All of which establishes the context but not the theme of this piece. Put a dozen organizers together anywhere and who knows what might end up being discussed and this often happens, especially in these dialogues. We got into the obligations and responsibilities for organizers of keeping on top of developments everywhere with the work and its impact. We came in perhaps at the back door by noting that we would all be hugely unhappy if we went to a doctor and the doc was not up to date on the latest procedures and breakthroughs from what might have run in the paper that morning to the cutting edges of the medical journals. We did not want to be in the hands of someone who was handling us with the state of the art as of 5 or 10 or 20 years ago, but someone who was “right on time” now. Doctors, accountants, lawyers, and others faced requirements that forced continuing education in order to remain in the work. I wondered how people tried to keep up to date as organizers. How many books or journals on organizing did people read? How did they see their own development in the art and craft of organizing? We may not be doctors, but we often have a lot of people counting on us to carry weight.

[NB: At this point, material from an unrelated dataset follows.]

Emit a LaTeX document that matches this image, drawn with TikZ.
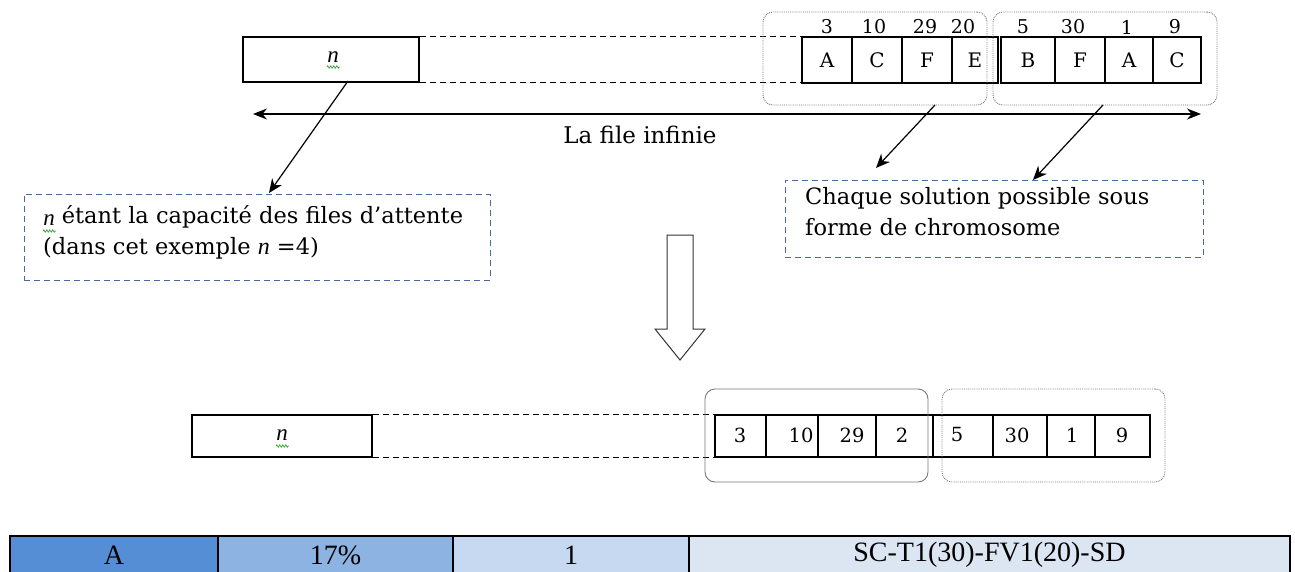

One thing led to another and one of the organizers — at the risk of seeming silly — suggested that perhaps there needed to be an ACORN Book Club that shared titles that people would recommend for reading about organizing. Another thought maybe circulating a short review would help. Another believed that sending out an excerpt or chapter to the ABC members, much as was done in preparation for the dialogues, would be helpful. Using Social Policy as a discussion and reading piece in the offices was one idea. Another was looking at the news in different ways and keeping at the edge.

We ended up thinking this was not such a bad idea at all, so away we go!

We will figure out a way to keep a list of “organizing” books and recommendations right on this site for the ACORN Book Club and would encourage our readers to start posting up their favorites and recommendations right away on this blog.

With everyone helping maybe we can start pulling something together quickly that sets the background and then pushes the edges forward for all of us. We’ll see.